After considering the submissions made by both sides, the Larger Bench inter alia observed -

++ The conditions, safeguards and limitations for consideration of such refund claims (u/r 5 of CCR, 2004 of unutilized CENVAT credit) have been spelt out by the Government through notifications. Notification No.5/2006 (up to 17/06/2012) and Notification No.27/2012 (w.e.f. 18/06/2012) (as amended) has specified the conditions in this regard. These notifications specify that such refund claims are to be filed within the period specified in Section 11B.

++ The relevant date specified under the above section leaves no room for doubt as far as export of goods is concerned. However as far as export of services is concerned, the various sub-sections specifying relevant date under Section 11B do not cover the case of export of services. Further the exporters of services have been given the option to file claims for such refunds once in a quarter and in respect of 100% EOUs, once in a month.

++ After considering the provisions of the Notifications issued under Rule 5 of the CCR, we note that there is a specific condition that the refund claims are required to be filed within the period specified under Section 11B. Consequently, we are of the view that completely ignoring the provisions of Section 11B may not be appropriate. This view is supported by the decision of Hon'ble Madras High Court in the case of GTN Engineering (supra) wherein Hon'ble High Court has disagreed with the view expressed by Hon'ble Karnataka High court in the case of mPortal (supra) that Section 11B will have no application with respect to refund under Rule 5 of CCR.

++ The definition of relevant date in Section 11B does not specifically cover the case of export of services. Hence, it is necessary to interpret the provisions constructively so as to give it meaning such that the objective of the provisions; i.e. to grant refund of unutilized CENVAT credit, is facilitated.

++ By reference to the Service Tax Rules, 1994 as well as the successor provisions i.e. the Export of Services Rules, 2005, we note that export of services is completed only with receipt of the consideration in foreign exchange. Consequently, the date of Foreign Inward Remittance Certificate (FIRC) is definitely relevant.

++ The related question for consideration is whether the time limit is to be restricted to the date of FIRC or can be considered from the end of the quarter.

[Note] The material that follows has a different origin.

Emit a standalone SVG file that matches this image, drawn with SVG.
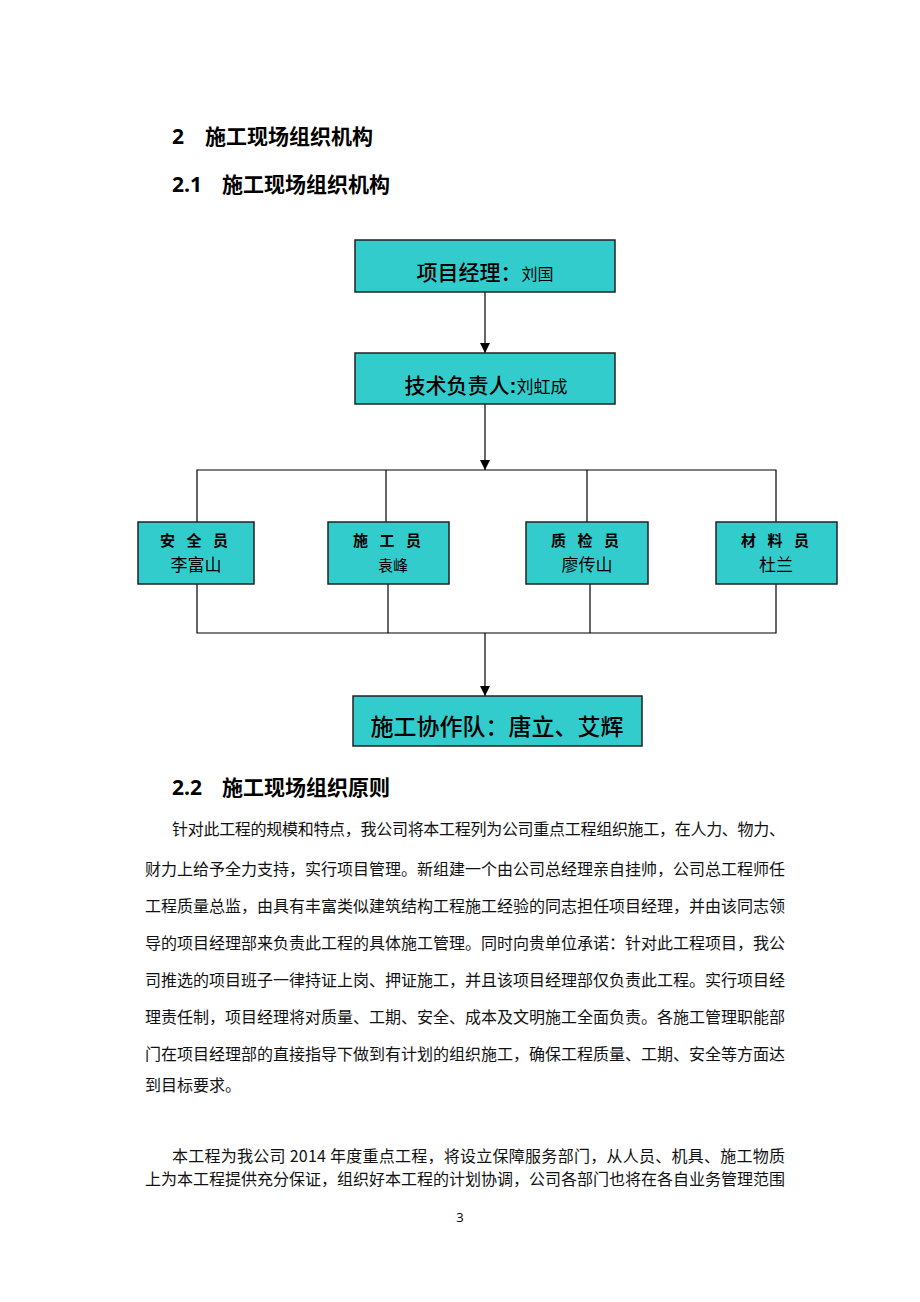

The Tribunal in the case of Sitel India Ltd. (supra) has observed that the relevant date can be taken as the end of the quarter in which FIRC is received since the refund claim is filed for the quarter.

++ Revenue has expressed the view that relevant date in the case of export of services may be adopted on the same lines as the amendment carried out in the Notification No.27/2012, w.e.f. 01/03/2016 [14/2016(NT) refers]. Essentially after this amendment the relevant date is to be considered as the date of receipt of foreign exchange.

++ While this proposition appears attractive, we are also persuaded to keep in view the observations of the Hon'ble Supreme Court in the case of Vatika Township - 2014-TIOL-78-SC-IT-CB, in which the Constitutional Bench has laid down the guideline that any beneficial amendment to the statute may be given benefit retrospectively but any provision imposing burden or liability on the public can be viewed only prospectively.

++ Keeping in view the observations of the Apex Court, we conclude that in respect of export of services, the relevant date for purposes of deciding the time limit for consideration of refund claims under Rule 5 of the CCR may be taken as the end of the quarter in which the FIRC is received, in cases where the refund claims are filed on a quarterly basis.

The reference was answered accordingly.